Lenovo Set To Lauch Major New Consumer Range, Could Include Motorola Smartphones

The entry of Lenovo into the mainstream consumer PC market is set to put pressure on brands that include Toshiba, Dell who is currently pulling out of retail store sales, and Hewlett Packard (HP).

The Company that is planning a series of major announcements will later this month hold a press conference to announce which of their consumer range will be launched in Australia. It’s also tipped that the Company could announce their plans for Motorola – a US mobile brand that was acquired by Lenovo last year from Google.

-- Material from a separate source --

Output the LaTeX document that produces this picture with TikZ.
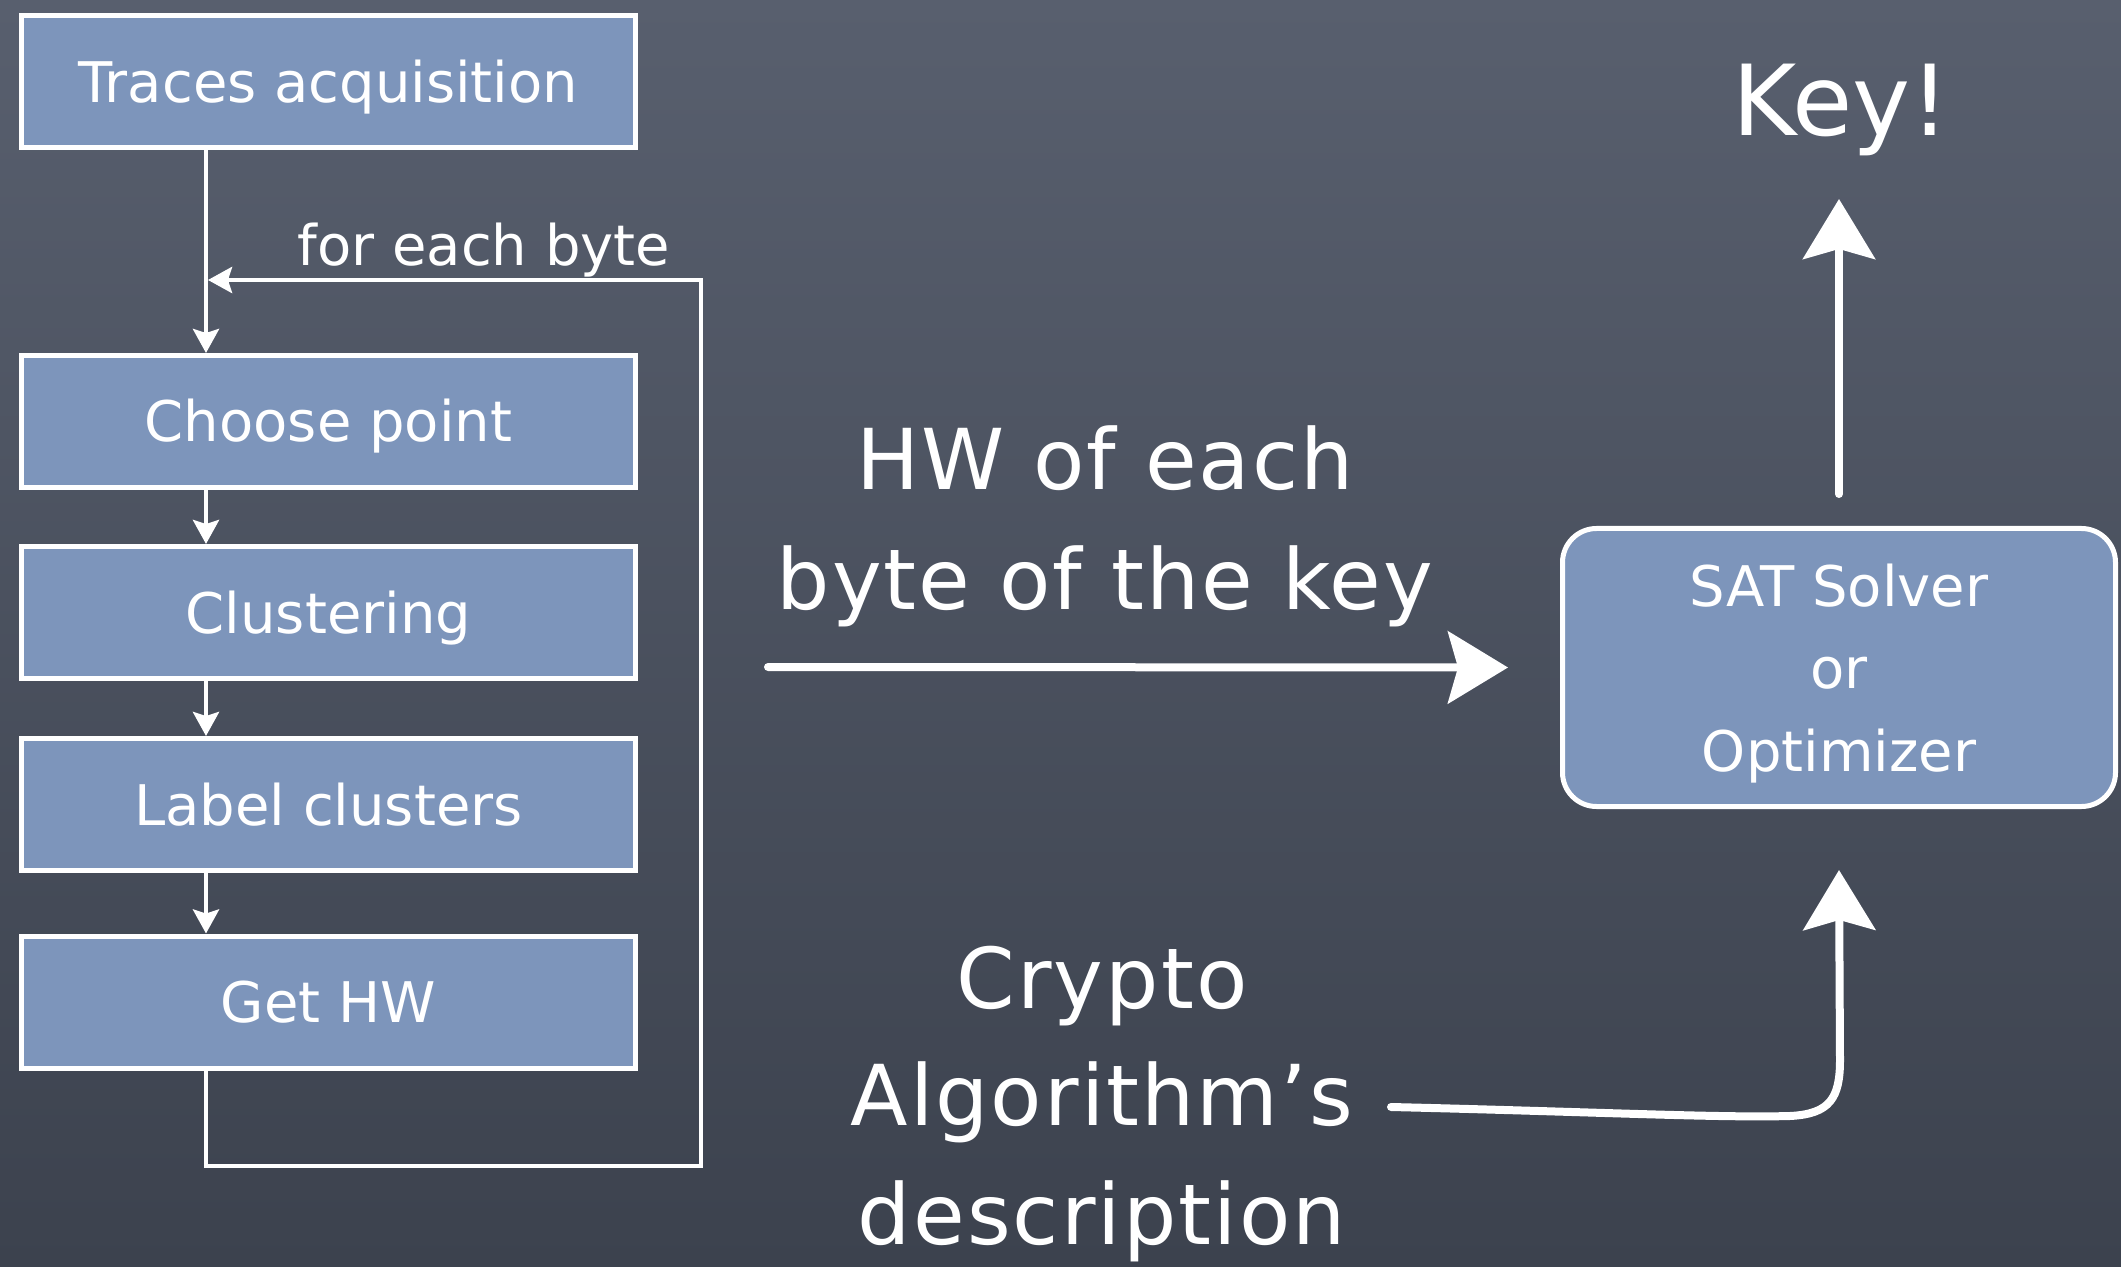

Matt Codrington, the CEO of Lenovo Australia is refusing to talk about his consumer business plans at this stage. 

ChannelNews understands that the Chinese Company who are the #1 PC Company in the world has cut an exclusive reseller deal with JB Hi Fi. During the past six months JB Hi Fi has been exclusively selling Lenovo tablets, now the retailer is looking to expand their PC range with the inclusion of several new Lenovo PC products.

The new range is believed to include a brand new hybrid notebook that doubles as a notebook and tablet. 

The current model Lenovo Yoga 2 11 has an Intel Pentium processor, 4GB of memory, two USB ports (one of them USB 3.0) a micro HDMI port, an SD Card slot, 720p webcam, an audio jack and a proprietary power port. It also has a 500GB drive as standard, but it can be supplemented with an SSD option.

It also has an 11.6-inch, 1366-by-768 pixel touchscreen that can flip 360 degrees for effectively four display modes: notebook, tablet, tent and stand. 

The device is selling in the USA for sub $500.

In Q2 2014, the worldwide PC market experienced 14 percent growth year-over-year to 123.9 million units, if you take into consideration desktops, notebooks, and tablets. Notebook sales saw a slight resurgence in Q2 2014, with shipments all but flat in the same quarter a year ago. 

The new Canalys research shows that notebook shipments surpassed those of tablets (the last time this was the case was less than a year ago in Q3 2013).

Canalys, an independent analyst firm claims the PC market saw “effectively no sequential growth.” They concluded that the positive effect tablets have had on overall PC shipments is beginning to wear off.

If laptop shipments were “all but flat” but surpassed tablets again, then there’s only one explanation: tablet shipments fell approximately 5 percent. 

This was largely due to both Apple and Samsung suffering shipment declines (Apple’s was steeper than Samsung’s), Apple accounts for 46 percent of global tablet shipments.